The IPCC has previously projected that global temperatures may rise about 3 degrees Celsius - with a range of 2 degrees to 4.5 degrees - by 2050 if carbon dioxide levels doubled. However, after applying post-2000 actual temperatures to the models, the Norwegian researchers working for the UN found that rise may be only 1.9 degrees Celsius.

Assuming the projections are correct, the impact of a 1.9-degree rise would be much lower than a 3-degree increase.

Roy Spencer, a climatologist at the University of Alabama at Huntsville, said after the report leak that "Temperatures have not risen nearly as much as almost all of the climate models predicted. Their predictions have largely failed, four times in a row... what that means is that it's time for them to re-evaluate. It is evidence that CO2 is not nearly as strong a climate driver as the IPCC has been assuming."

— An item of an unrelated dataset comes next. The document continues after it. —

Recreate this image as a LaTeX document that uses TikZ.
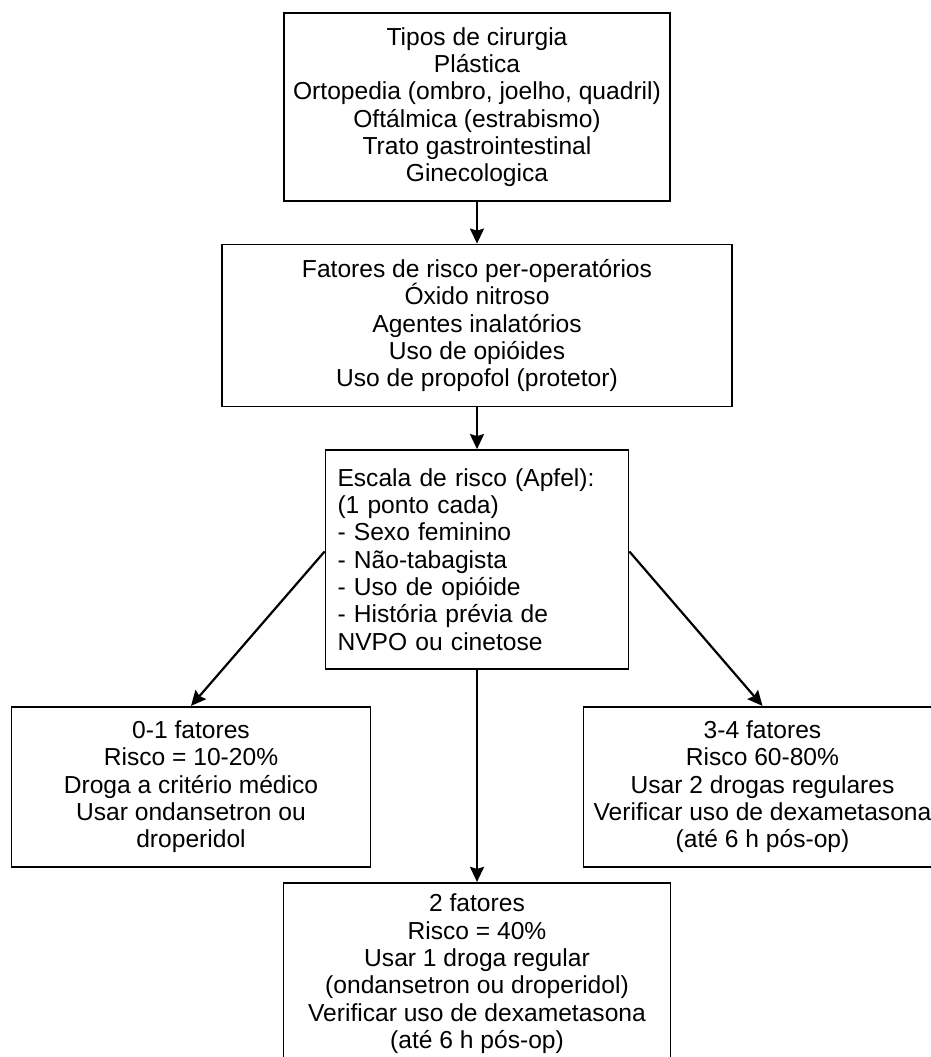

However, Eystein Jansen, research director at the Bjerknes Centre for Climate Research, told New York Times that "it is way too early to say that this study has any more weight than other studies with low or higher sensitivity. My bet still goes along the 3-degree line as the most plausible, all things considered."

On the other side, "It's appropriate to jump off a ship when it begins to take on water," said Patrick Michael, director of the Center for the Study of Science at the Cato Institute, upon news of the UN revision. "If you look at the monthly temperature anomalies from the University of East Anglia you see no significant trend in any direction going back to the fall of 1996, which would put us at 17 years of no [change in temperature] trend."


Global Temperatures Have Seen Two Periods of Sharp Rise in Last Century

(1910-1945 and 1976-1998) but been Flat in Other Periods



Source: Cato Institute

But counters Aaron Huertas, of the Union of Concerned Scientists "It's important to keep in mind that there are natural short-term variations in global temperature that happen right alongside human-induced warming."

What we will be most interested in is to see is if pressure from environmental groups somehow leads to changed conclusions in the report between now and when the final report is released.